“Alberto Caeiro está no centro da ficção pessoana.” A frase é de Jerónimo Pizarro e Patricio Ferrari na apresentação a “Obra Completa de Alberto Caeiro” (Tinta da China, 2016), volume que reúne, pela primeira vez e num único livro, os escritos de um dos heterónimos saídos da imaginação de um génio chamado Fernando Pessoa.
Alberto Caeiro que, diga-se, teve uma vida muito curta: nasceu a 16 de Abril de 1889 e morreu em 1915, vítima da tuberculose. A sua origem é, no mínimo curiosa, pois conta-se que terá nascido de uma casualidade traquina: “Lembrei-me um dia de fazer uma partida ao Sá-Carneiro: de inventar um poeta bucolico, de especie complicada“, conta o próprio Pessoa. Talvez por isso a sua morte esteja ligada ao próprio suicídio de Sá-Carneiro: ainda que a morte de Caeiro tenha ficado registada no ano de 1915, as datas de nascimento e morte apenas foram fixadas por Pessoa em 1916.
Mas quem é afinal este poeta que, no dia 8 de Março de 1914 – que ficou conhecido como o “dia triumphal” -, escreveu mais de metade dos 49 poemas de O Guardador de Rebanhos, tendo-se tornado, ele próprio, o mestre de outros heterónimos de Pessoa como Ricardo Reis ou Álvaro de Campos? Regressemos ao texto de apresentação do heterónimo que, tanto moral como intelectualmente, se veio a revelar uma “construção editorial póstuma“, sempre ligada ao inacabável acto da construção:
“Nascido em Liboa, Caeiro seria um pastor que <viveu quasi toda a sua vida no campo> e que <não teve profissão nem educação quasi alguma> (Pessoa, 2013, p. 648). Um poeta <quasi ignorante das lettras> que, na sua própria obra, se gaba de não ler certos autores, como Virgílio, ou, simplesmente, de passar o tempo <sem ler nada, nem pensar em nada>. Um espontâneo, um ingénuo, um simples. Em poucas palavras, Caeiro é um mito.”
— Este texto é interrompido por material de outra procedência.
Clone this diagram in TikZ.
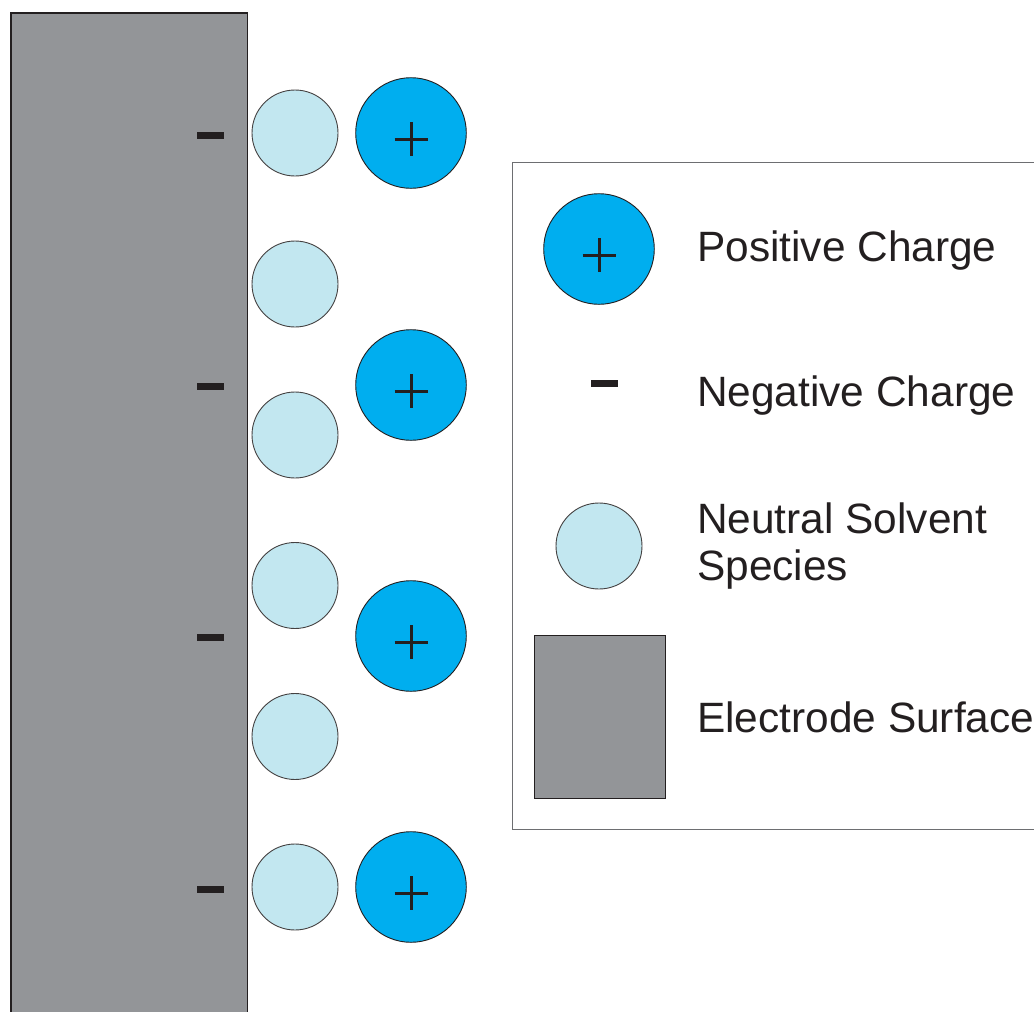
\documentclass[tikz,border=0pt]{standalone}
\usepackage{fontspec}
\setmainfont{Liberation Sans}
\definecolor{inkc}{HTML}{231F20}
\definecolor{posfill}{HTML}{00AEEF}
\definecolor{neufill}{HTML}{C2E7F0}
\definecolor{electrodefill}{HTML}{939598}
\definecolor{boxline}{HTML}{6D6E71}
\begin{document}
\begin{tikzpicture}[x=1pt,y=-1pt,
  posion/.style={circle,draw=inkc,line width=0.9pt,fill=posfill,minimum size=110.6pt,inner sep=0pt},
  neutral/.style={circle,draw=inkc!85,line width=0.9pt,fill=neufill,minimum size=86pt,inner sep=0pt},
  plusbar/.style={draw=inkc,line width=3pt},
  minusbar/.style={rectangle,fill=inkc,minimum width=27pt,minimum height=7pt,inner sep=0pt},
  electrodebox/.style={rectangle,fill=electrodefill,inner sep=0pt,anchor=north west},
  legendbox/.style={rectangle,draw=boxline,line width=1pt,fill=white,inner sep=0pt,anchor=north west,minimum width=540pt,minimum height=667pt},
  label/.style={anchor=base west,inner sep=0pt,text=inkc,font=\fontsize{42.4}{47}\selectfont}
]
\useasboundingbox (0,0) rectangle (1034,1012);
% electrode
\node[electrodebox,minimum width=236pt,minimum height=1010pt] (electrode) at (11,13) {};
\draw[inkc,line width=1.2pt] (electrode.south west) -- (electrode.north west) -- (electrode.north east) -- (electrode.south east);
% minus charges on surface
\foreach \i/\y in {1/135.5,2/386.5,3/637.5,4/889}
  \node[minusbar] (m\i) at (210.5,\y) {};
% neutral solvent species
\foreach \i/\y in {1/133,2/284,3/435,4/585.5,5/736.5,6/887}
  \node[neutral] (n\i) at (295,\y) {};
% positive ions
\foreach \i/\y in {1/133,2/385,3/636,4/887}{
  \node[posion] (p\i) at (411,\y) {};
  \draw[plusbar] ([yshift=-6pt]p\i.center) ++(-16.5,0) -- ++(33,0);
  \draw[plusbar] ([yshift=-6pt]p\i.center) ++(0,-17) -- ++(0,34);
}
% legend
\node[legendbox] (legend) at (512,162) {};
\node[posion] (lp) at (599,249) {};
\draw[plusbar] ([yshift=-6pt]lp.center) ++(-16.5,0) -- ++(33,0);
\draw[plusbar] ([yshift=-6pt]lp.center) ++(0,-17) -- ++(0,34);
\node[label] (tpos) at (697,261) {Positive Charge};
\node[minusbar] (lm) at (604,383) {};
\node[label] (tneg) at (697,406) {Negative Charge};
\node[neutral] (ln) at (599,546) {};
\node[label] (tneu1) at (697,533) {Neutral Solvent};
\node[label] (tneu2) at (697,580) {Species};
\node[rectangle,draw=inkc,line width=1pt,fill=electrodefill,minimum width=131pt,minimum height=163pt,inner sep=0pt,anchor=north west] (le) at (534,635) {};
\node[label] (tel) at (697,732) {Electrode Surface};
\end{tikzpicture}
\end{document}
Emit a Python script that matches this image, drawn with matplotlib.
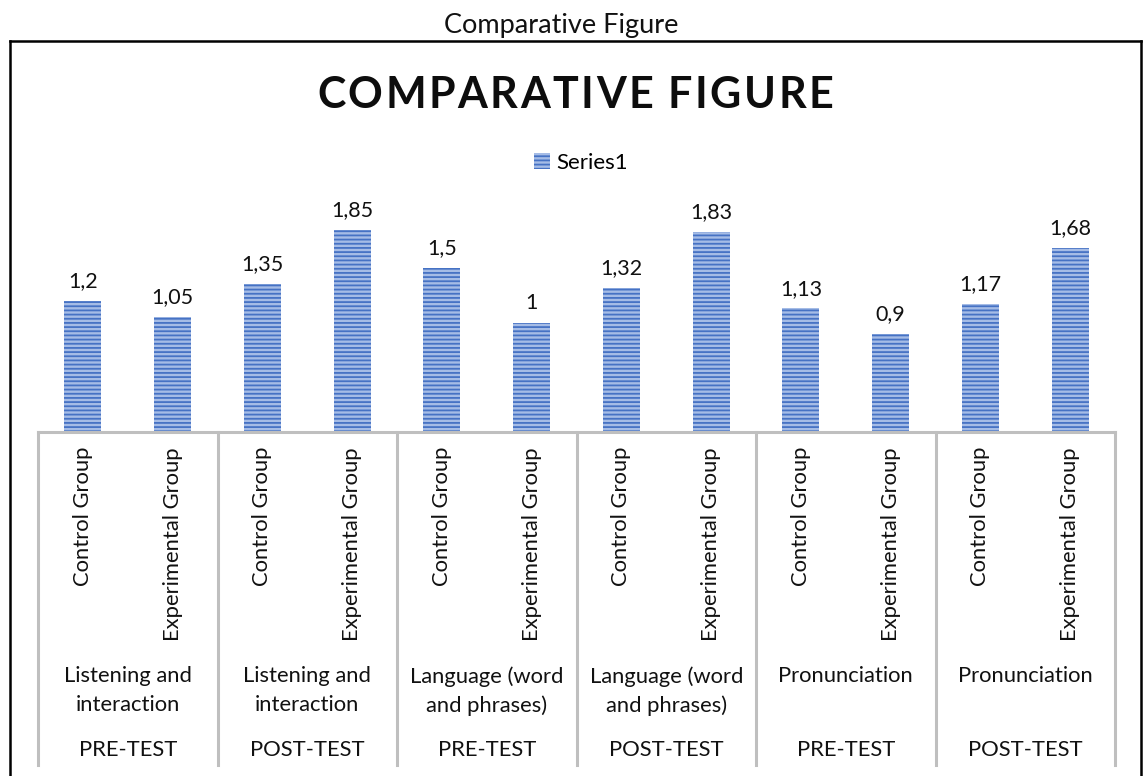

Navegamos, pois, no domínio do quase fantástico, entre a genialidade e o embuste, uma vez que, apesar de Pessoa o considerar o seu heterónimo mais verdadeiro e purista, não deixa de estar colocado entre a naturalidade e a artificialidade, a verdade e a mentira, entre a iliteracia e as letras todas do alfabeto, constantemente revisto e editado pelo próprio Pessoa muitos anos após ter decidido declarar o óbito de uma das suas criações.
Nesta grande edição da Tinta da China, é servido ao leitor o mundo por inteiro de um poeta que foi beber a Shakespeare, a Wilde mas sobretudo a Whitman, influências que, contudo, acabaram diluídas no vendaval criativo pessoano. Para além de “O Guardador de Rebanhos”, onde além do texto é servido ao leitor o fac-simile do caderno original de Pessoa constituído por 40 folhas de papel almaço – e que acabou por ser um verdadeiro work in progress -, há todo um universo a explorar: O Pastor Amoroso; os Poemas Inconjunctos e uma série de respostas dadas a entrevistas; o plano de apresentação europeia de Caeiro intitulado “Um grande poeta materialista”; o artigo para a revista A Águia; textos escritos para algumas revistas inglesas; trechos do prefácio em inglês para Complete Poems of Alberto Caeiro; comentários a seis poemas de O Guardador de Rebanhos; textos de António Mora, Ricardo Reis e I.I. Crosse, bem como algumas “Notas para a recordação do meu mestre Caeiro”, de Álvaro de Campos.
À semelhança de anteriores livros dedicados à obra de Fernando Pessoa pela editora – na Colecção Pessoa -, mora aqui uma grande edição onde, para lá dos conteúdos e do esmerado plano de edição, se pode contar com a habitual capa dura, a ilustração a preto e branco com toques de surrealismo de Vera Tavares e a paginação certeira de Pedro Serpa. A eternidade de Fernando Pessoa continua a escrever-se, de forma permanente, a Tinta da China.